Practice 8: Mindful Cleaning

Cleaning can become a mindfulness practice when done with full attention.

Choose one small task:

  • Washing a cup
  • Folding clothes
  • Wiping a table
  • Sweeping the floor
  • Making the bed
  • Organizing a drawer

Notice:

  • The movement of your hands
  • The texture of the object
  • The smell of soap
  • The sound of water
  • The rhythm of folding
  • The visual change from messy to clear

Mindful cleaning works well for restless minds because it combines movement, sensory awareness, and visible progress.

The goal is not to clean the entire house.

The goal is to be present with one task.

Practice 9: Mindful Eating

Many people eat while scrolling, watching, working, or rushing.

Mindful eating invites you to return to the experience of food.

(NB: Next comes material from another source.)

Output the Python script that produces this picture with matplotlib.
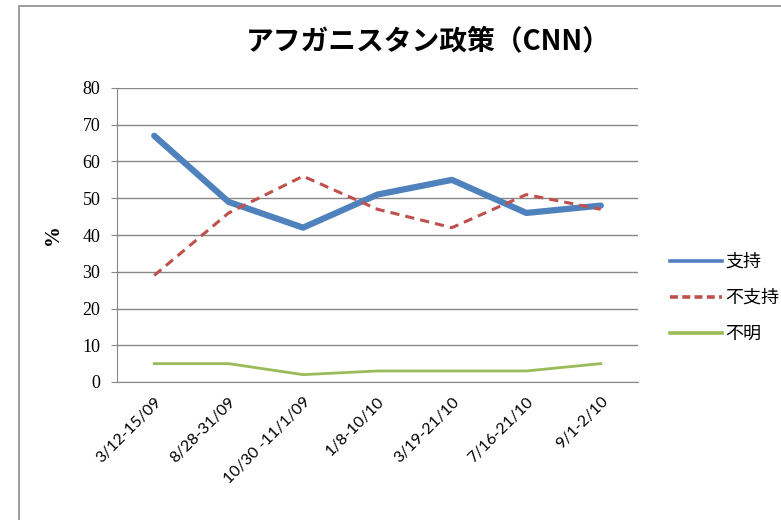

Try one meal or snack without a screen.

Notice:

  • Colour
  • Smell
  • Texture
  • Temperature
  • First bite
  • Chewing
  • Flavour changes
  • Hunger level
  • Fullness
  • Gratitude

You do not need to eat slowly forever. Start with the first three bites.

Mindful eating can improve awareness of hunger, satisfaction, and emotional eating patterns.

It also turns an ordinary moment into a grounding ritual.

Practice 10: Tea or Coffee Mindfulness

A cup of tea or coffee can become a simple daily mindfulness practice.

Instead of drinking automatically, pause.

Notice:

  • The warmth of the cup
  • The steam
  • The smell
  • The first sip
  • The taste
  • The pause between sips
  • The feeling in your body

Let this be a moment where nothing else is required.

No phone.

No rushing.

No multitasking.

Just one drink, fully experienced.

For restless minds, attaching mindfulness to an existing habit makes practice easier.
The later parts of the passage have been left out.